Neighbors living near the We Energies site in Oak Creek claim they found a fresh layer of coal dust on homes, vehicles and outdoor furniture over the weekend.
But We Energies said there's no reason to believe the dust came from the piles of coal at its power plant.
Neighbors in the area first complained of coal dust on their homes and cars back in March. Following the complaints, We Energies tested the dust and confirmed it came from one of the coal piles at the company's site in Oak Creek.
Company officials have since apologized and held at least two meetings with neighbors.
But Michelle Jeske, who lives just North of the plant, said she thinks the problem is continuing.
Jeske said she found coal dust on two vehicles and an outdoor table over the weekend. She posted cellphone videos of people wiping dark dust off of those objects to her YouTube channel.
"The coal dust is not contained, and I have four kids to worry about," Jeske said. "So we watch for it all the time."
Jeske said the dust typically appears when there's been a lack of rain and/or when there are strong winds blowing towards her home from the South or Southeast.
She's convinced the dust she discovered over the weekend isn't just dirt.
"It's black and it stains your fingers," Jeske said.
Jeske said her family worries about the impact of the dust on their respiratory health.
"I don't think residents should be this close to the coal piles," Jeske said.
She noted the largest coal pile, which We Energies recently took out of commission and coated in a hard crust as part of its dust mitigation efforts, is about 2-thousand feet from her home.
In an email, a spokesperson for We Energies said, "I have checked with our personnel at the plant and verified that there is no indication at all that coal dust left our property last week."
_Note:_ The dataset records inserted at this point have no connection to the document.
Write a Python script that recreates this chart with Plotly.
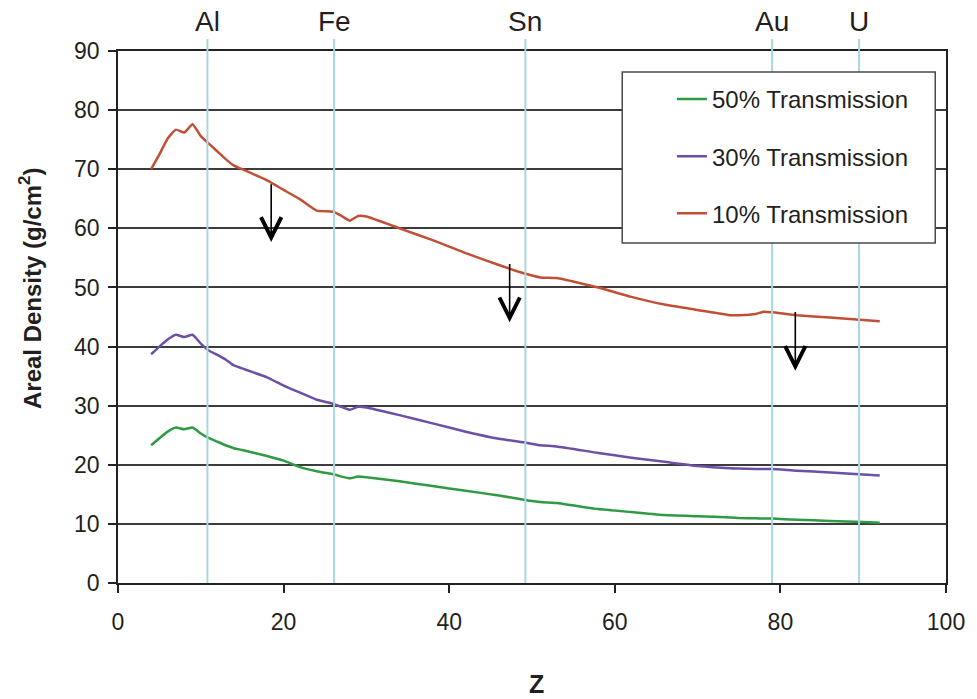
import plotly.graph_objects as go

# ---------------- data ----------------
z_values = [4, 5, 6, 7, 8, 9, 10, 11, 12, 13, 14, 15, 18, 20, 22, 24, 26, 27, 28, 29, 30,
            34, 38, 42, 46, 49, 51, 53, 58, 62, 66, 70, 74, 75, 77, 78, 79, 82, 86, 90, 92]

trans_50 = [23.3, 24.5, 25.6, 26.3, 26.0, 26.3, 25.3, 24.5, 23.9, 23.3, 22.8, 22.5, 21.5, 20.7,
            19.6, 18.9, 18.4, 18.0, 17.7, 18.0, 17.9, 17.2, 16.4, 15.6, 14.8, 14.1, 13.7, 13.55,
            12.5, 12.0, 11.5, 11.3, 11.1, 11.0, 10.95, 10.9, 10.9, 10.7, 10.5, 10.3, 10.2]

trans_30 = [38.7, 40.0, 41.2, 42.0, 41.6, 42.0, 40.5, 39.3, 38.6, 37.8, 36.8, 36.3, 34.8, 33.4,
            32.2, 31.0, 30.3, 29.8, 29.3, 29.8, 29.7, 28.4, 27.0, 25.6, 24.4, 23.8, 23.3, 23.1,
            22.0, 21.2, 20.5, 19.8, 19.4, 19.35, 19.3, 19.3, 19.3, 19.0, 18.7, 18.35, 18.2]

trans_10 = [70.0, 72.5, 75.2, 76.7, 76.2, 77.6, 75.6, 74.3, 73.0, 71.7, 70.6, 70.0, 68.1, 66.5,
            64.9, 63.0, 62.8, 62.1, 61.3, 62.1, 62.0, 60.0, 58.0, 55.8, 53.8, 52.4, 51.7, 51.6,
            50.0, 48.4, 47.1, 46.2, 45.3, 45.3, 45.5, 45.9, 45.8, 45.3, 44.9, 44.5, 44.3]

series_names = ["50% Transmission", "30% Transmission", "10% Transmission"]
series_colors = ["#2f9a44", "#6c4fa6", "#c14f36"]

element_names = ["Al", "Fe", "Sn", "Au", "U"]
element_z = [10.8, 26.1, 49.2, 79.0, 89.5]

# arrows: x position, tail value, tip value
arrow_x = [18.5, 47.3, 81.8]
arrow_from = [67.7, 54.2, 46.1]
arrow_to = [57.7, 44.1, 35.9]

x_ticks = [0, 20, 40, 60, 80, 100]
y_ticks = [0, 10, 20, 30, 40, 50, 60, 70, 80, 90]

# ---------------- figure ----------------
FONT = "Liberation Sans, Arial, sans-serif"
TXT = "#231f20"

fig = go.Figure()
for name, vals, col in zip(series_names, [trans_50, trans_30, trans_10], series_colors):
    fig.add_trace(go.Scatter(
        x=z_values, y=vals, name=name, mode="lines",
        line=dict(color=col, width=2.5, shape="spline", smoothing=0.4),
        legendgroup=name,
    ))

shapes = []
annotations = []
for nm, zx in zip(element_names, element_z):
    shapes.append(dict(type="line", xref="x", yref="paper", x0=zx, x1=zx, y0=0, y1=1.0226,
                       line=dict(color="#a9d6de", width=2), layer="above"))
    annotations.append(dict(text=nm, x=zx, xref="x", y=1.056, yref="paper",
                            showarrow=False, xanchor="center", yanchor="middle",
                            font=dict(family=FONT, size=28, color=TXT)))

# legend box (opaque)
shapes.append(dict(type="rect", xref="paper", yref="paper",
                   x0=0.609, x1=0.987, y0=0.639, y1=0.9605,
                   fillcolor="white", line=dict(color="#4a4a4a", width=1.5), layer="above"))

for ax_, a0, a1 in zip(arrow_x, arrow_from, arrow_to):
    annotations.append(dict(x=ax_, y=a1, ax=ax_, ay=a0, xref="x", yref="y",
                            axref="x", ayref="y", text="", showarrow=True,
                            arrowhead=5, arrowsize=2.5, arrowwidth=1.6, arrowcolor="black",
                            standoff=0))

annotations.append(dict(text="<b>Areal Density (g/cm<sup>2</sup>)</b>", textangle=-90,
                        x=-0.106, xref="paper", y=0.553, yref="paper", showarrow=False,
                        xanchor="center", yanchor="middle",
                        font=dict(family=FONT, size=24, color=TXT)))
annotations.append(dict(text="<b>Z</b>", x=0.506, xref="paper", y=-0.19, yref="paper",
                        showarrow=False, xanchor="center", yanchor="middle",
                        font=dict(family=FONT, size=25, color=TXT)))

fig.update_layout(
    width=977, height=699,
    margin=dict(l=118, r=25, t=51, b=116),
    paper_bgcolor="white", plot_bgcolor="white",
    font=dict(family=FONT, color=TXT),
    shapes=shapes, annotations=annotations,
    showlegend=True,
    legend=dict(x=0.669, y=0.9514, xanchor="left", yanchor="top",
                bgcolor="rgba(0,0,0,0)", borderwidth=0,
                font=dict(family=FONT, size=24, color=TXT),
                tracegroupgap=23, traceorder="grouped"),
)
fig.update_xaxes(range=[0, 100], tickvals=x_ticks, showgrid=False, zeroline=False,
                 showline=True, linecolor="#222", linewidth=1.5, mirror=True,
                 ticks="outside", ticklen=8, tickcolor="#222", tickwidth=1.5,
                 ticklabelstandoff=10,
                 tickfont=dict(family=FONT, size=23, color=TXT))
fig.update_yaxes(range=[0, 90], tickvals=y_ticks, showgrid=True, gridcolor="#3c3c3c",
                 gridwidth=1.5, zeroline=False,
                 showline=True, linecolor="#222", linewidth=1.5, mirror=True,
                 ticks="outside", ticklen=8, tickcolor="#222", tickwidth=1.5,
                 ticklabelstandoff=4,
                 tickfont=dict(family=FONT, size=23, color=TXT))

fig.write_html("out.html", config={"displayModeBar": False},
               post_script="document.body.style.margin='0px';document.body.style.padding='0px';")
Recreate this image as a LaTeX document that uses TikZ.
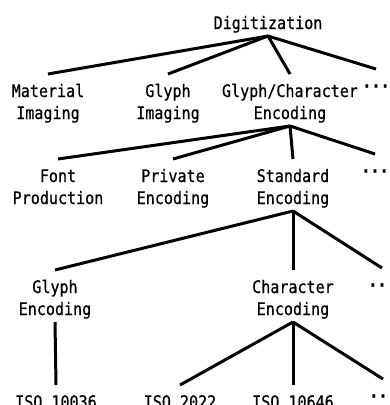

During a tour of the power plant in May, We Energies pointed out that, in addition to encrusting the largest pile of coal, the company has beefed up the standard for when it ceases operations at the coal piles due to wind.
We Energies also continues to use water to keep the coal moist, and is planning to extend the berm between the encrusted coal pile and Jeske's neighborhood.
Company officials previously told TODAY'S TMJ4 the large, encrusted pile would remain out of commission until it can be assured that no more dust will leave the property.
"The mitigation effort you saw during your visit remain in effect," the company said.